As Swift’s original readers would have noticed immediately, his essay was a pitch-perfect parody of the popular do-gooder pamphlets of the day. “A Modest Proposal” took aim at two targets at once: both the deplorable indifference to poverty plaguing society at large, and the callous social engineers hyping their own silly fixes. I can find no evidence that any clueless contemporaries actually fell for the gag and wrote outraged letters to the editor. In fact, Swift’s friend Lord Bathurst wrote to him joking that, in lieu of repaying a two-hundred-pound debt, Bathurst should just send Swift four or five of his own children, all of whom were “very fit for table.” Good old Lord Bathurst, always “yes, and”–ing!
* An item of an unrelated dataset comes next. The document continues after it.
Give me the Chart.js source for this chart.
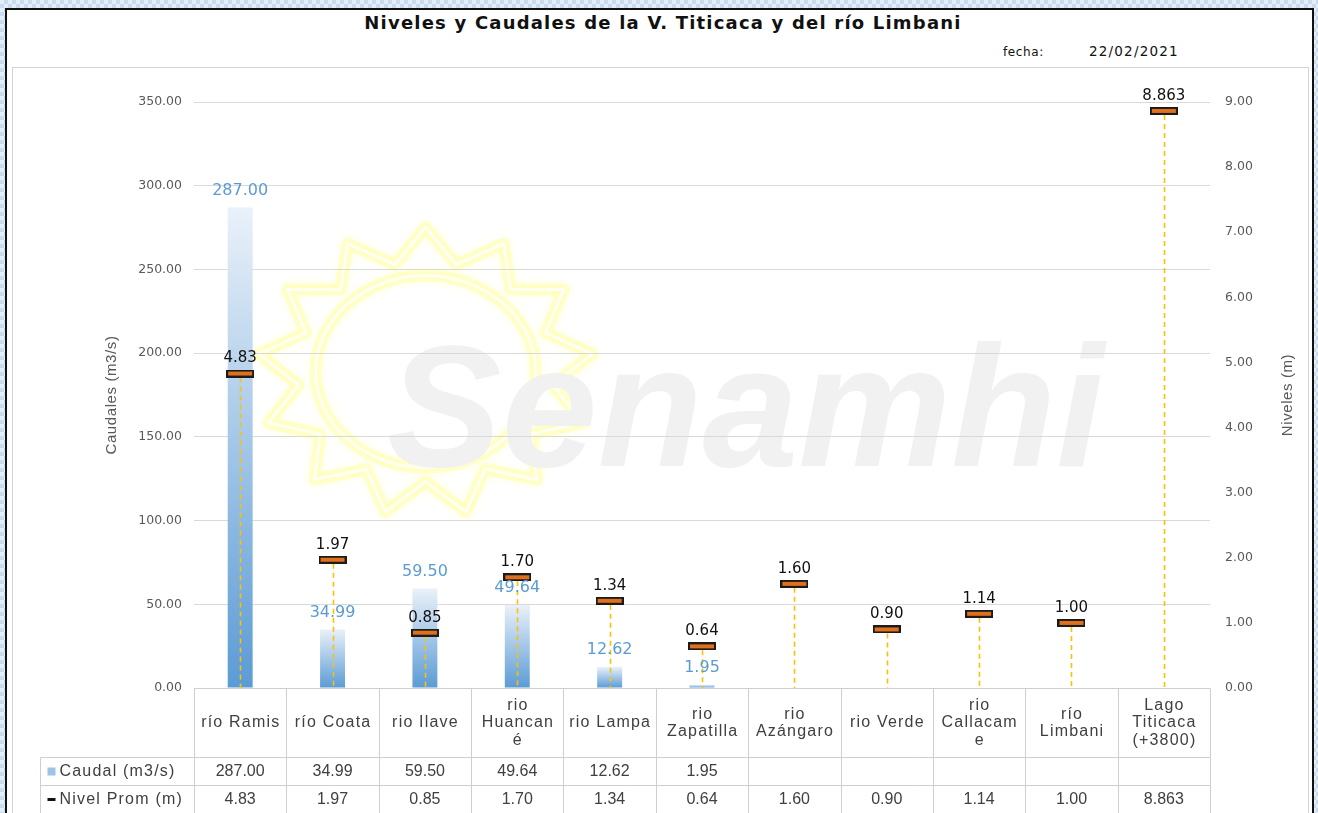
<!DOCTYPE html>
<html lang="es">
<head>
    <meta charset="UTF-8">
    <title>Niveles y Caudales de la V. Titicaca y del río Limbani</title>
    <script src="https://cdn.jsdelivr.net/npm/chart.js"></script>
    <style>
        body {
            margin: 0;
            width: 1318px;
            height: 813px;
            overflow: hidden;
            position: relative;
            background: repeating-conic-gradient(#c9dbf0 0 25%, #e4eef9 0 50%) 0 0 / 8px 8px;
            font-family: Arial, "Liberation Sans", sans-serif;
        }
        .frame {
            position: absolute;
            left: 5px;
            top: 8px;
            width: 1305px;
            height: 830px;
            background: #fff;
            border: 2px solid #111;
        }
        .inner {
            position: absolute;
            left: 12px;
            top: 67px;
            width: 1295px;
            height: 780px;
            border: 1px solid #d4d4d4;
        }
        .title {
            position: absolute;
            left: 0;
            top: 12px;
            width: 1326px;
            text-align: center;
            font: bold 18px "DejaVu Sans", Verdana, sans-serif;
            letter-spacing: 1.2px;
            color: #111;
        }
        .fecha {
            position: absolute;
            top: 45px;
            font: 12px "DejaVu Sans", Verdana, sans-serif;
            letter-spacing: 0.6px;
            color: #111;
        }
        #chart {
            position: absolute;
            left: 13px;
            top: 68px;
        }
    </style>
</head>
<body>
    <div class="frame"></div>
    <div class="inner"></div>
    <div class="title">Niveles y Caudales de la V. Titicaca y del río Limbani</div>
    <div class="fecha" style="left:1003px">fecha:</div>
    <div class="fecha" style="left:1089px;font-size:13.5px;top:43px;letter-spacing:1.2px">22/02/2021</div>
    <canvas id="chart" width="1294" height="745"></canvas>

    <script>
        // chart data
        const categories = [
            ['río Ramis'], ['río Coata'], ['rio Ilave'], ['rio', 'Huancan', 'é'], ['rio Lampa'],
            ['rio', 'Zapatilla'], ['rio', 'Azángaro'], ['rio Verde'], ['rio', 'Callacam', 'e'],
            ['río', 'Limbani'], ['Lago', 'Titicaca', '(+3800)']
        ];
        const caudal = [287.00, 34.99, 59.50, 49.64, 12.62, 1.95, null, null, null, null, null];
        const nivel = [4.83, 1.97, 0.85, 1.70, 1.34, 0.64, 1.60, 0.90, 1.14, 1.00, 8.863];
        const caudalAxis = { min: 0, max: 350, step: 50 };
        const nivelAxis = { min: 0, max: 9, step: 1 };
        const seriesNames = ['Caudal (m3/s)', 'Nivel Prom (m)'];

        const GRAY = '#595959';
        const BLUE = '#5b9bd5';
        const fmt = v => v.toFixed(Math.max(2, (String(v).split('.')[1] || '').length));

        // marker glyph: orange dash with dark outline
        const marker = document.createElement('canvas');
        marker.width = 28;
        marker.height = 8;
        const mctx = marker.getContext('2d');
        mctx.fillStyle = '#1b1b1b';
        mctx.fillRect(0, 0, 28, 8);
        mctx.fillStyle = '#e0701c';
        mctx.fillRect(2, 2, 24, 4);

        // faint Senamhi watermark behind the plot
        const watermark = {
            id: 'watermark',
            beforeDraw(chart) {
                const { ctx, chartArea: a } = chart;
                const cx = a.left + a.width * 0.228, cy = a.top + a.height * 0.46;
                ctx.save();
                ctx.lineJoin = 'round';
                const pts = [];
                const rays = 13;
                for (let i = 0; i < rays * 2; i++) {
                    const ang = -Math.PI / 2 + i * Math.PI / rays;
                    const r = i % 2 === 0 ? 168 : 128;
                    pts.push([cx + Math.cos(ang) * r, cy + Math.sin(ang) * r * 0.86]);
                }
                const path = () => {
                    ctx.beginPath();
                    pts.forEach((p, i) => i ? ctx.lineTo(p[0], p[1]) : ctx.moveTo(p[0], p[1]));
                    ctx.closePath();
                    ctx.moveTo(cx + 110, cy);
                    ctx.ellipse(cx, cy, 110, 96, 0, 0, Math.PI * 2);
                };
                ctx.shadowColor = 'rgba(255, 255, 120, 0.6)';
                ctx.shadowBlur = 8;
                path();
                ctx.strokeStyle = 'rgba(255, 255, 130, 0.35)';
                ctx.lineWidth = 12;
                ctx.stroke();
                ctx.shadowBlur = 0;
                path();
                ctx.strokeStyle = 'rgba(255, 255, 245, 0.95)';
                ctx.lineWidth = 3;
                ctx.stroke();

                ctx.font = 'italic bold 172px Arial, "Liberation Sans", sans-serif';
                ctx.fillStyle = '#f1f1f1';
                ctx.textBaseline = 'alphabetic';
                ctx.fillText('Senamhi', a.left + a.width * 0.19, a.top + a.height * 0.622);
                ctx.restore();
            }
        };

        // dashed drop lines from each level marker to the base
        const dropLines = {
            id: 'dropLines',
            afterDatasetDraw(chart, args) {
                if (args.index !== 0) return;
                const { ctx } = chart;
                const x = chart.scales.x, y1 = chart.scales.y1;
                ctx.save();
                ctx.strokeStyle = '#ffc000';
                ctx.lineWidth = 1.6;
                ctx.setLineDash([5, 4]);
                nivel.forEach((v, i) => {
                    const px = Math.round(x.getPixelForValue(i)) + 0.5;
                    ctx.beginPath();
                    ctx.moveTo(px, y1.getPixelForValue(v) + 4);
                    ctx.lineTo(px, y1.getPixelForValue(0));
                    ctx.stroke();
                });
                ctx.restore();
            }
        };

        // value labels for bars and markers
        const valueLabels = {
            id: 'valueLabels',
            afterDatasetsDraw(chart) {
                const { ctx } = chart;
                const x = chart.scales.x, y = chart.scales.y, y1 = chart.scales.y1;
                ctx.save();
                ctx.textAlign = 'center';
                ctx.textBaseline = 'middle';
                ctx.font = '16px "DejaVu Sans", Verdana, sans-serif';
                ctx.fillStyle = BLUE;
                caudal.forEach((v, i) => {
                    if (v == null) return;
                    ctx.fillText(v.toFixed(2), x.getPixelForValue(i), y.getPixelForValue(v) - 17);
                });
                ctx.font = '15px "DejaVu Sans", Verdana, sans-serif';
                ctx.fillStyle = '#111';
                nivel.forEach((v, i) => {
                    ctx.fillText(fmt(v), x.getPixelForValue(i), y1.getPixelForValue(v) - 15);
                });
                ctx.restore();
            }
        };

        // rotated axis titles
        const axisTitles = {
            id: 'axisTitles',
            afterDraw(chart) {
                const { ctx, chartArea: a } = chart;
                const mid = (a.top + a.bottom) / 2;
                ctx.save();
                ctx.font = '15px Arial, "Liberation Sans", sans-serif';
                ctx.letterSpacing = '0.6px';
                ctx.fillStyle = GRAY;
                ctx.textAlign = 'center';
                ctx.textBaseline = 'middle';
                [['Caudales (m3/s)', 99], ['Niveles (m)', 1275]].forEach(([t, px]) => {
                    ctx.save();
                    ctx.translate(px, mid);
                    ctx.rotate(-Math.PI / 2);
                    ctx.fillText(t, 0, 0);
                    ctx.restore();
                });
                ctx.restore();
            }
        };

        // data table under the plot
        const dataTable = {
            id: 'dataTable',
            afterDraw(chart) {
                const { ctx, chartArea: a } = chart;
                const x = chart.scales.x;
                const n = categories.length;
                const cw = a.width / n;
                const top = Math.round(a.bottom) + 0.5;
                const r1 = top + 69, r2 = r1 + 28, r3 = r2 + 28;
                const labelLeft = 27.5;
                ctx.save();
                ctx.strokeStyle = '#cfcfcf';
                ctx.lineWidth = 1;
                ctx.beginPath();
                ctx.moveTo(a.left, top); ctx.lineTo(a.right, top);
                ctx.moveTo(labelLeft, r1); ctx.lineTo(a.right, r1);
                ctx.moveTo(labelLeft, r2); ctx.lineTo(a.right, r2);
                ctx.moveTo(labelLeft, r1); ctx.lineTo(labelLeft, r3);
                for (let i = 0; i <= n; i++) {
                    const px = Math.round(a.left + i * cw) + 0.5;
                    ctx.moveTo(px, top); ctx.lineTo(px, r3);
                }
                ctx.stroke();

                ctx.fillStyle = '#404040';
                ctx.font = '16px Arial, "Liberation Sans", sans-serif';
                ctx.textAlign = 'center';
                ctx.textBaseline = 'middle';
                const lh = 17.5;
                categories.forEach((lines, i) => {
                    const cx = x.getPixelForValue(i);
                    const y0 = top + 69 / 2 - (lines.length - 1) * lh / 2;
                    ctx.letterSpacing = '1.2px';
                    lines.forEach((t, k) => ctx.fillText(t, cx + 0.6, y0 + k * lh));
                    ctx.letterSpacing = '0px';
                    if (caudal[i] != null) ctx.fillText(caudal[i].toFixed(2), cx, (r1 + r2) / 2);
                    ctx.fillText(fmt(nivel[i]), cx, (r2 + r3) / 2);
                });

                ctx.textAlign = 'left';
                ctx.fillStyle = '#9dc3e6';
                ctx.fillRect(labelLeft + 7, (r1 + r2) / 2 - 4, 8, 8);
                ctx.fillStyle = '#111';
                ctx.fillRect(labelLeft + 7, (r2 + r3) / 2 - 1.5, 8, 3);
                ctx.fillStyle = '#404040';
                ctx.letterSpacing = '1.2px';
                ctx.fillText(seriesNames[0], labelLeft + 19, (r1 + r2) / 2);
                ctx.fillText(seriesNames[1], labelLeft + 19, (r2 + r3) / 2);
                ctx.restore();
            }
        };

        new Chart(document.getElementById('chart'), {
            data: {
                labels: categories.map(l => l.join(' ')),
                datasets: [
                    {
                        type: 'bar',
                        label: seriesNames[0],
                        data: caudal,
                        yAxisID: 'y',
                        order: 1,
                        barPercentage: 0.27,
                        categoryPercentage: 1,
                        backgroundColor(c) {
                            const chart = c.chart;
                            if (!chart.chartArea || c.raw == null) return BLUE;
                            const y = chart.scales.y;
                            const g = chart.ctx.createLinearGradient(0, y.getPixelForValue(c.raw), 0, y.getPixelForValue(0));
                            g.addColorStop(0, '#eaf1f9');
                            g.addColorStop(1, '#5b9bd5');
                            return g;
                        }
                    },
                    {
                        type: 'line',
                        label: seriesNames[1],
                        data: nivel,
                        yAxisID: 'y1',
                        order: 0,
                        showLine: false,
                        pointStyle: marker,
                        pointRadius: 10
                    }
                ]
            },
            options: {
                responsive: false,
                animation: false,
                layout: { padding: { left: 0, right: 0, top: 34, bottom: 125 } },
                plugins: {
                    legend: { display: false },
                    tooltip: { enabled: false }
                },
                scales: {
                    x: { display: false },
                    y: {
                        position: 'left',
                        min: caudalAxis.min,
                        max: caudalAxis.max,
                        ticks: {
                            stepSize: caudalAxis.step,
                            padding: 12,
                            color: GRAY,
                            font: { family: '"DejaVu Sans", Verdana, sans-serif', size: 12.5 },
                            callback: v => v.toFixed(2)
                        },
                        grid: { color: '#d9d9d9', drawTicks: false },
                        border: { display: false },
                        afterFit(s) { s.width = 181; }
                    },
                    y1: {
                        position: 'right',
                        min: nivelAxis.min,
                        max: nivelAxis.max,
                        ticks: {
                            stepSize: nivelAxis.step,
                            padding: 15,
                            color: GRAY,
                            font: { family: '"DejaVu Sans", Verdana, sans-serif', size: 12.5 },
                            callback: v => v.toFixed(2)
                        },
                        grid: { display: false, drawTicks: false },
                        border: { display: false },
                        afterFit(s) { s.width = 97; }
                    }
                }
            },
            plugins: [watermark, dropLines, valueLabels, axisTitles, dataTable]
        });
    </script>
</body>
</html>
“A Modest Proposal” is an extended irony, but not a snarky one that leaves the author’s true feelings a carefully layered enigma. The ironic device doesn’t hide Swift’s righteous fury; if anything, it sharpens it. This kind of irony, principled irony, comes with advantages going back to Socrates. By pretending to espouse an opposing argument, an author can highlight its flaws and let an audience feel they’ve come around to the “right” conclusion as a discovery of their own.